Working in a cotton mill has bright side

People who work amid bales of raw cotton are less likely to get lung cancer than are people in the general population, a study of Chinese women indicates.

While past research has shown that workers in a cotton mill tend to develop shortness of breath, chronic cough, and other health problems, some scientists also noted less lung cancer than they had expected.

In the first long-term study to quantify such anticancer effects, researchers tapped into a huge database of Shanghai women who worked in various textile mills. They identified 628 women with lung cancer and 3,184 women who didn’t have the disease. Women with heavy workplace exposure to raw-cotton dust were 40 percent less likely to develop lung cancer than were women not exposed, the researchers report in the March 7 Journal of the National Cancer Institute.

A separate calculation revealed that for every 100,000 Shanghai women exposed heavily to raw-cotton dust on the job, fewer than 8 develop lung cancer. In contrast, 19 were women per 100,000 in the city’s population as a whole had lung cancer.

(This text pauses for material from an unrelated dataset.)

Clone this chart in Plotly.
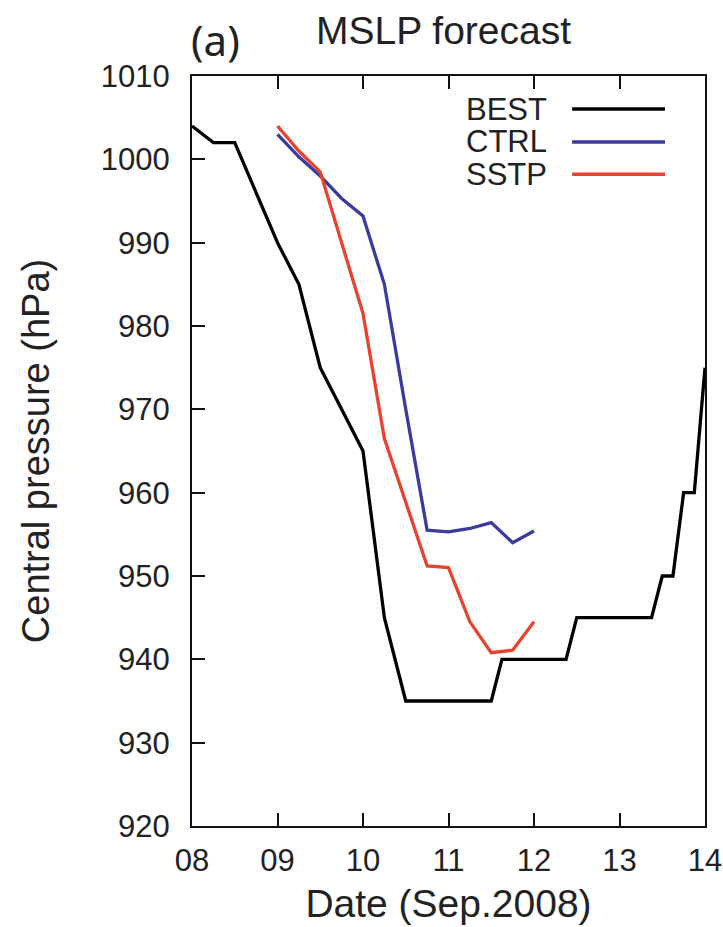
import plotly.graph_objects as go

# Time in days of September 2008 (00 UTC = integer)
best_day = [8.0, 8.25, 8.5, 8.75, 9.0, 9.25, 9.5, 9.75, 10.0, 10.25, 10.5, 11.5,
            11.625, 12.375, 12.5, 13.375, 13.5, 13.625, 13.75, 13.875, 14.0]
best_p = [1004, 1002, 1002, 996, 990, 985, 975, 970, 965, 945, 935, 935,
          940, 940, 945, 945, 950, 950, 960, 960, 975]

fcst_day = [9.0, 9.25, 9.5, 9.75, 10.0, 10.25, 10.5, 10.75, 11.0, 11.25, 11.5, 11.75, 12.0]
ctrl_p = [1003, 1000.3, 998, 995.3, 993.2, 985, 970, 955.5, 955.3, 955.7, 956.4, 954.0, 955.4]
sstp_p = [1004, 1001, 998.5, 990, 981.5, 966.5, 959, 951.2, 951, 944.5, 940.8, 941.1, 944.5]

x_ticks = [8, 9, 10, 11, 12, 13, 14]
x_ticktext = ["08", "09", "10", "11", "12", "13", "14"]
y_ticks = list(range(920, 1011, 10))

series = [
    ("BEST", best_day, best_p, "#000000"),
    ("CTRL", fcst_day, ctrl_p, "#3b3b9e"),
    ("SSTP", fcst_day, sstp_p, "#e8432d"),
]

FONT = "Liberation Sans, Arial, sans-serif"

fig = go.Figure()
for name, xs, ys, col in series:
    fig.add_trace(go.Scatter(x=xs, y=ys, mode="lines", name=name,
                             line=dict(color=col, width=3.3), showlegend=False))

# Key: label on the left, line sample on the right
key_y = [0.956, 0.912, 0.869]
for (name, _, _, col), ky in zip(series, key_y):
    fig.add_annotation(x=0.696, y=ky, xref="paper", yref="paper", text=name,
                       showarrow=False, xanchor="right", yanchor="middle",
                       font=dict(family=FONT, size=31, color="#222"))
    fig.add_shape(type="line", xref="paper", yref="paper",
                  x0=0.741, x1=0.922, y0=ky, y1=ky,
                  line=dict(color=col, width=3.3))

fig.add_annotation(x=-0.006, y=1.048, xref="paper", yref="paper", text="(a)",
                   showarrow=False, xanchor="left", yanchor="middle",
                   font=dict(family="Noto Sans, sans-serif", size=42, color="#222"))
fig.add_annotation(x=0.49, y=1.061, xref="paper", yref="paper", text="MSLP forecast",
                   showarrow=False, xanchor="center", yanchor="middle",
                   font=dict(family=FONT, size=39, color="#222"))

fig.update_layout(
    width=723, height=927,
    margin=dict(l=191.5, r=18, t=75.6, b=101),
    paper_bgcolor="white", plot_bgcolor="white",
    font=dict(family=FONT, size=31, color="#222"),
)
fig.update_xaxes(
    range=[8, 14], tickvals=x_ticks, ticktext=x_ticktext,
    ticks="inside", ticklen=13, tickwidth=2, tickcolor="#111",
    showline=True, linewidth=2, linecolor="#111", mirror="ticks",
    showgrid=False, zeroline=False, ticklabelstandoff=6, automargin=False,
    title=dict(text="Date (Sep.2008)", font=dict(size=39), standoff=12),
)
fig.update_yaxes(
    range=[920, 1010], tickvals=y_ticks,
    ticks="inside", ticklen=13, tickwidth=2, tickcolor="#111",
    showline=True, linewidth=2, linecolor="#111", mirror=True,
    showgrid=False, zeroline=False, ticklabelstandoff=14, automargin=False,
    title=dict(text="Central pressure (hPa)", font=dict(size=38), standoff=40),
)

fig.write_html("out.html")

The raw cotton processed in these weaving mills contains bacteria that make a chemical called an endotoxin that can irritate the lungs, says study coauthor George Astrakianakis, an industrial hygienist at the Occupational Health and Safety Agency for Healthcare in Vancouver, British Columbia. Some studies have suggested that chronic inflammation, which endotoxins can induce, may contribute to cancer. However, Astrakianakis hypothesizes, endotoxin exposure might also spur other immune reactions that counteract inflammation, offering protection against lung cancer.